LLC vs S corpLLC vs S Corp? Which should you chose if you are starting a business? You have probably heard of both types of entities, but you may not know much about either. The LLC stands for Limited Liability Company. The S Corp stands for a type of Corporation. Choosing a business entity is an important part of setting up a business. One of the biggest mistakes you can make is to not pay attention.

A limited liability company is a legislative creation that enables a small business to get the liability of a Corporation with the ease of management of a partnership. It is basically a hybrid of those two business entities. The LLC is an excellent choice for a small business. It has the advantage of double asset protection. This means that if is structured correctly, if one of the members gets into personal trouble the company can be protected from their creditors.

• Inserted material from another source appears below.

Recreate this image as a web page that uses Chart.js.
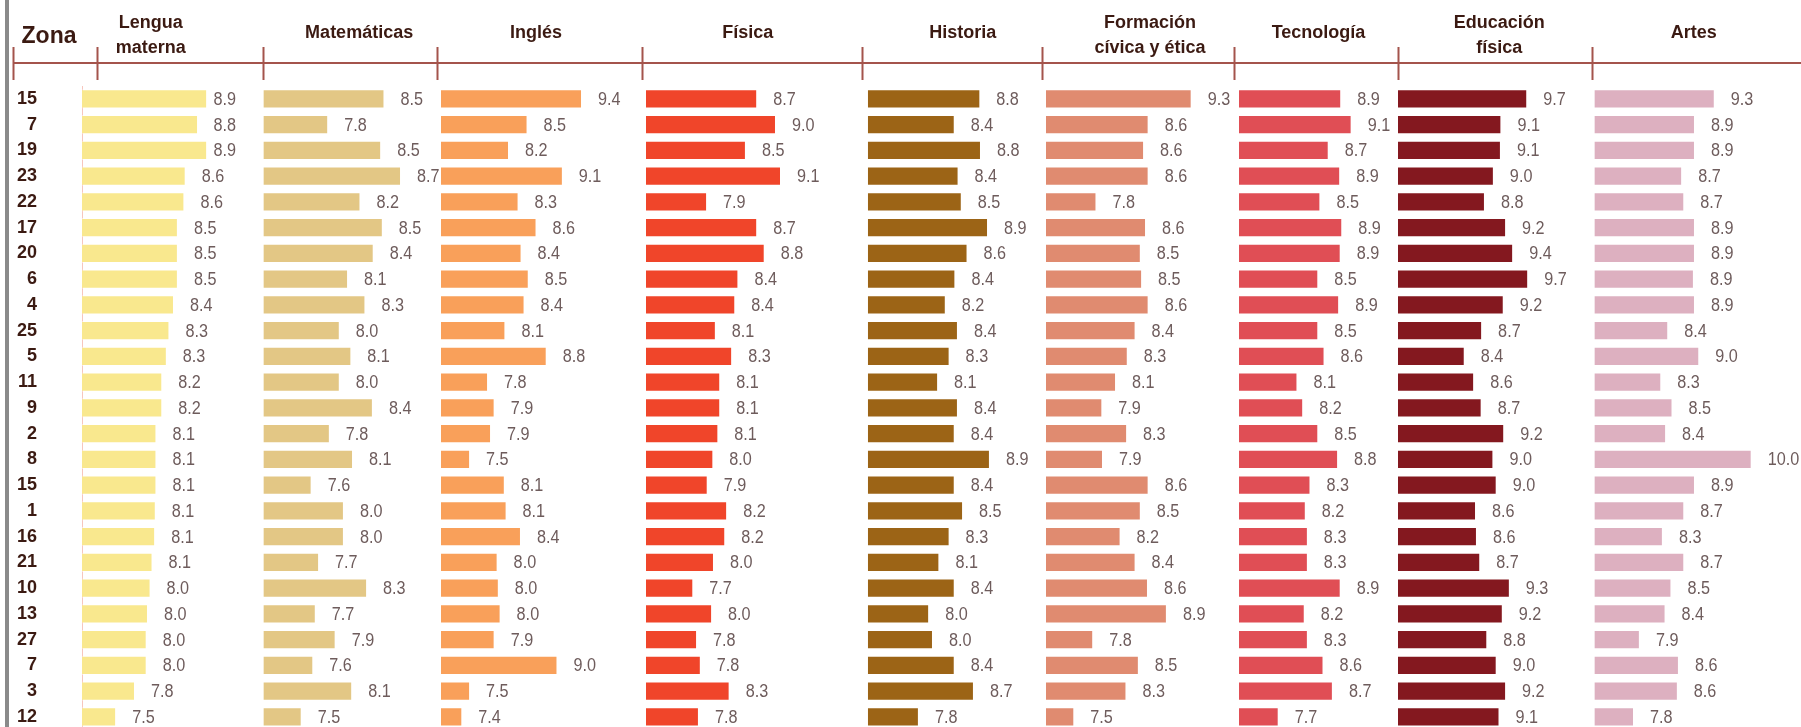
<!DOCTYPE html>
<html>
<head>
<meta charset="utf-8">
<script src="https://cdn.jsdelivr.net/npm/chart.js@4.4.1/dist/chart.umd.min.js"></script>
<style>
  html, body { margin: 0; padding: 0; background: #ffffff; overflow: hidden; }
  #wrap { position: relative; width: 1801px; height: 732px; }
</style>
</head>
<body>
<div id="wrap"><canvas id="c"></canvas></div>
<script>
// ---------- DATA ----------
const zones = ["15","7","19","23","22","17","20","6","4","25","5","11","9","2","8","15","1","16","21","10","13","27","7","3","12"];

const subjects = [
  ["Lengua", "materna"],
  ["Matemáticas"],
  ["Inglés"],
  ["Física"],
  ["Historia"],
  ["Formación", "cívica y ética"],
  ["Tecnología"],
  ["Educación", "física"],
  ["Artes"]
];

const lengua      = [8.91,8.77,8.91,8.58,8.56,8.46,8.46,8.46,8.40,8.33,8.29,8.22,8.22,8.13,8.13,8.13,8.12,8.11,8.07,8.04,8.00,7.98,7.98,7.80,7.51];
const matematicas = [8.50,7.82,8.46,8.70,8.21,8.48,8.37,8.06,8.27,7.96,8.10,7.96,8.36,7.84,8.12,7.62,8.01,8.01,7.71,8.29,7.67,7.91,7.64,8.11,7.50];
const ingles      = [9.40,8.49,8.18,9.08,8.34,8.64,8.39,8.51,8.44,8.12,8.81,7.83,7.94,7.88,7.53,8.11,8.14,8.38,7.99,8.01,8.04,7.94,8.99,7.53,7.40];
const fisica      = [8.72,9.02,8.54,9.10,7.92,8.72,8.84,8.42,8.37,8.06,8.32,8.13,8.13,8.10,8.02,7.93,8.24,8.21,8.03,7.70,8.00,7.76,7.82,8.28,7.79];
const historia    = [8.76,8.36,8.77,8.42,8.47,8.88,8.56,8.37,8.22,8.41,8.28,8.10,8.41,8.36,8.91,8.36,8.49,8.28,8.12,8.36,7.96,8.02,8.36,8.66,7.80];
const formacion   = [9.30,8.64,8.57,8.64,7.84,8.60,8.52,8.54,8.64,8.44,8.32,8.14,7.93,8.31,7.94,8.64,8.52,8.21,8.44,8.63,8.92,7.79,8.49,8.30,7.50];
const tecnologia  = [8.90,9.10,8.66,8.88,8.50,8.92,8.89,8.46,8.86,8.46,8.58,8.06,8.17,8.46,8.84,8.31,8.22,8.26,8.26,8.89,8.20,8.26,8.56,8.74,7.70];
const educacion   = [9.69,9.14,9.13,8.98,8.79,9.24,9.39,9.71,9.19,8.73,8.36,8.56,8.72,9.20,8.97,9.04,8.60,8.62,8.69,9.32,9.17,8.84,9.04,9.24,9.10];
const artes       = [9.31,8.94,8.94,8.70,8.74,8.94,8.94,8.92,8.94,8.44,9.02,8.31,8.52,8.40,10.00,8.94,8.74,8.34,8.74,8.50,8.39,7.91,8.64,8.62,7.80];

const series = [lengua, matematicas, ingles, fisica, historia, formacion, tecnologia, educacion, artes];

// ---------- STYLE / LAYOUT ----------
const colors = ["#f9e88e","#e3c785","#f9a05a","#f0452a","#9c6416","#e08b70","#e04e55","#84181f","#ddb0c0"];
const panelWeights = [181.3, 177.7, 205, 221.7, 178.3, 193, 159, 196.3, 206.7];
const axisMin = [6.985, 7.036, 7.044, 6.945, 7.000, 7.066, 6.938, 6.940, 7.058];
const axisMax = [9.774, 9.183, 10.469, 10.484, 9.786, 10.026, 9.990, 11.117, 10.922];
const titleShift = [-22, 7, -7.5, -9, 6, 7.5, 0, 3, -4];
const tickOffsets = [15, 0, -4, -4, -6, -4, -5, 0, -2];
const labelMaxRight = [154, null, null, null, null, null, null, null, null];

const SANS = "'Liberation Sans', Arial, sans-serif";
const DARK = "#3b1a12";
const LINE = "#a4544c";
const VALUE = "#6e5c5c";

const headerPlugin = {
  id: 'header',
  beforeDraw(chart) {
    const ctx = chart.ctx;
    ctx.save();
    ctx.fillStyle = '#8a8a8a';
    ctx.fillRect(5, 0, 4, chart.height);
    ctx.restore();
  },
  afterDraw(chart) {
    const ctx = chart.ctx;
    ctx.save();
    ctx.fillStyle = DARK;
    ctx.font = "bold 23px " + SANS;
    ctx.textAlign = 'center';
    ctx.textBaseline = 'middle';
    ctx.fillText("Zona", 49, 37);
    ctx.strokeStyle = LINE;
    ctx.lineWidth = 2;
    ctx.beginPath();
    ctx.moveTo(13, 63);
    ctx.lineTo(chart.width, 63);
    ctx.stroke();
    const tickX = [13];
    series.forEach((s, i) => {
      const sc = chart.scales['x' + i];
      tickX.push(sc.left + tickOffsets[i]);
    });
    ctx.beginPath();
    tickX.forEach(x => { ctx.moveTo(Math.round(x) + 0.5, 47); ctx.lineTo(Math.round(x) + 0.5, 80); });
    ctx.stroke();
    ctx.font = "bold 18px " + SANS;
    ctx.fillStyle = DARK;
    subjects.forEach((lines, i) => {
      const sc = chart.scales['x' + i];
      const cx = (sc.left + sc.right) / 2 + titleShift[i];
      if (lines.length === 1) {
        ctx.fillText(lines[0], cx, 33);
      } else {
        ctx.fillText(lines[0], cx, 23.5);
        ctx.fillText(lines[1], cx, 48);
      }
    });
    ctx.restore();
  }
};

const LABEL_SQUEEZE = 0.9;
const valueLabelPlugin = {
  id: 'valueLabels',
  afterDatasetsDraw(chart) {
    const ctx = chart.ctx;
    ctx.save();
    ctx.font = "18px " + SANS;
    ctx.fillStyle = VALUE;
    ctx.textAlign = 'left';
    ctx.textBaseline = 'middle';
    chart.data.datasets.forEach((ds, i) => {
      const meta = chart.getDatasetMeta(i);
      const sc = chart.scales['x' + i];
      meta.data.forEach((bar, j) => {
        const txt = ds.data[j].toFixed(1);
        let x = bar.x + 16;
        if (labelMaxRight[i] !== null) {
          const w = ctx.measureText(txt).width * LABEL_SQUEEZE;
          x = Math.min(x, sc.left + labelMaxRight[i] - w);
        }
        ctx.save();
        ctx.translate(x, bar.y + 1);
        ctx.scale(LABEL_SQUEEZE, 1);
        ctx.fillText(txt, 0, 0);
        ctx.restore();
      });
    });
    ctx.restore();
  }
};

const xScales = {};
series.forEach((s, i) => {
  xScales['x' + i] = {
    type: 'linear',
    position: 'top',
    stack: 'panels',
    stackWeight: panelWeights[i],
    weight: series.length - i,
    min: axisMin[i],
    max: axisMax[i],
    display: false
  };
});

const chart = new Chart(document.getElementById('c'), {
  type: 'bar',
  data: {
    labels: zones,
    datasets: series.map((d, i) => ({
      label: subjects[i].join(' '),
      data: d,
      xAxisID: 'x' + i,
      yAxisID: 'y',
      backgroundColor: colors[i],
      borderColor: 'rgba(255,255,255,0.45)',
      borderWidth: 1,
      base: axisMin[i],
      grouped: false,
      barPercentage: 0.757,
      categoryPercentage: 1
    }))
  },
  options: {
    indexAxis: 'y',
    responsive: true,
    maintainAspectRatio: false,
    animation: false,
    devicePixelRatio: 1,
    layout: { padding: { top: 86, bottom: 2.25, left: 0, right: 0 } },
    plugins: { legend: { display: false }, tooltip: { enabled: false } },
    scales: Object.assign({
      y: {
        type: 'category',
        position: 'left',
        offset: true,
        grid: { display: false, drawTicks: false },
        border: { display: true, color: '#f7c6bd', width: 1 },
        ticks: {
          color: DARK,
          font: { family: SANS, size: 18, weight: 'bold' },
          padding: 45,
          autoSkip: false
        },
        afterFit(scale) {
          scale.width = 82;
          scale.paddingTop = 0;
          scale.paddingBottom = 0;
        }
      }
    }, xScales)
  },
  plugins: [headerPlugin, valueLabelPlugin]
});
</script>
</body>
</html>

S Corporations are Corporations that have the liability protection of a Corporation, plus special tax advantages. Shareholders of an S Corp can choose to pass Corporate income, losses, deductions and credit through to their own tax returns. This means the S Corp can avoid double taxation on the Corporate income.

Liability Protection LLC vs S Corp

When it comes to liability shielding, the LLC vs S Corp characteristics are basically identical. However, the LLC does give you “charging order protection” or double asset protection that the S Corp alone can’t give you. If you are interested and want to learn more about this type of protection, I recommend my e-Book, How to Double Your Asset Protection. It has a full explanation of relevant information to help you make an informed decision.

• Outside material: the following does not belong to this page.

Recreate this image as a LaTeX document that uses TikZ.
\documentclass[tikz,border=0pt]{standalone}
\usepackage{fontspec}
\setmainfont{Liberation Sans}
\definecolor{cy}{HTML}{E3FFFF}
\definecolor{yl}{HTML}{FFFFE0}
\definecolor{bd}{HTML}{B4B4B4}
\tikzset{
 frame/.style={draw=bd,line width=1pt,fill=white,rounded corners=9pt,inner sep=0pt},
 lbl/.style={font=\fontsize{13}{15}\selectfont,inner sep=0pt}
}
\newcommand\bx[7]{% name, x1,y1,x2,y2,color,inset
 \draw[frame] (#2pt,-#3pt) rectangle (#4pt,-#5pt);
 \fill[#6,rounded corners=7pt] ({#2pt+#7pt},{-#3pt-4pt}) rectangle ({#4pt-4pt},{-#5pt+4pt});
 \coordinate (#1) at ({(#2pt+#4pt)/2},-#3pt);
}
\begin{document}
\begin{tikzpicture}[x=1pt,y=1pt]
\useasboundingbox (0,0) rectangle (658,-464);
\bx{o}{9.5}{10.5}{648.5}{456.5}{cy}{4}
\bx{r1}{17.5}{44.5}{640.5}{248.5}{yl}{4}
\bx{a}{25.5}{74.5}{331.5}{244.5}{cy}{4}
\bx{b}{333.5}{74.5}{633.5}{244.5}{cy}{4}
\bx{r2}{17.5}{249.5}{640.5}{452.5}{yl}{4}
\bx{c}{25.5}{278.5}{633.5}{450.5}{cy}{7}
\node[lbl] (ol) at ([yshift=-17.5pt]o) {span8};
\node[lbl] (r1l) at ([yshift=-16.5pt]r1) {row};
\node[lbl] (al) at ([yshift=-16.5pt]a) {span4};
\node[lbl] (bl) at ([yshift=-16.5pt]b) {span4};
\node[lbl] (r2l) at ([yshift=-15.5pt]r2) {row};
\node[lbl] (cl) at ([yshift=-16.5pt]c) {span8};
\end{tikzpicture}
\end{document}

LLC vs S Corp – Less Formalities

Considering “ease of operation,” the LLC vs S Corp discussion leans a little in favor of the LLC. The LLC generally has fewer “formal” operational requirements. For example, the annual meeting you need to have in the Corporations isn’t as “critical” for LLCs.

However, you need to establish that either entity, the LLC vs S Corp choice, isn’t your alter ego, so you need to treat them formally, no matter which entity you choose. But, if you’re making the LLC vs. S Corp decision, know that the LLC is more forgiving if you don’t follow the formalities as strictly.

How do I choose between LLC vs S Corp

You may be thinking how do I choose between LLC vs S Corp? I am here to tell you that it’s not a decision you need to make. The good news is that in an LLC, you can have your cake and eat it too.

Your LLC can qualify to be taxed as an S Corp. In other words, if none of the members are partnerships, corporations or non-resident alien shareholders and you have no more than 100 shareholders and only one class of stock, your LLC can elect to be taxed as an S Corp.

To have your LLC get the S Corp tax treatment, you simply have to file Form 2553 with the IRS, “Election by a Small Business” signed by all the shareholders. Once you file, the differences between these entities is pretty much a non-issue, as least as far as the “taxes” of the owners is concerned.


The LLC is a great choice for a small business. If you are vacillating between the LLC vs S Corp decision, the LLC would be the best choice in most cases. If most of the income from your business is “earned income,” then it would be a good idea to file an S Corp taxing structure with the IRS. If most of it is passive income (rents, royalties, etc.) then you might want to have your LLC taxed as a partnership.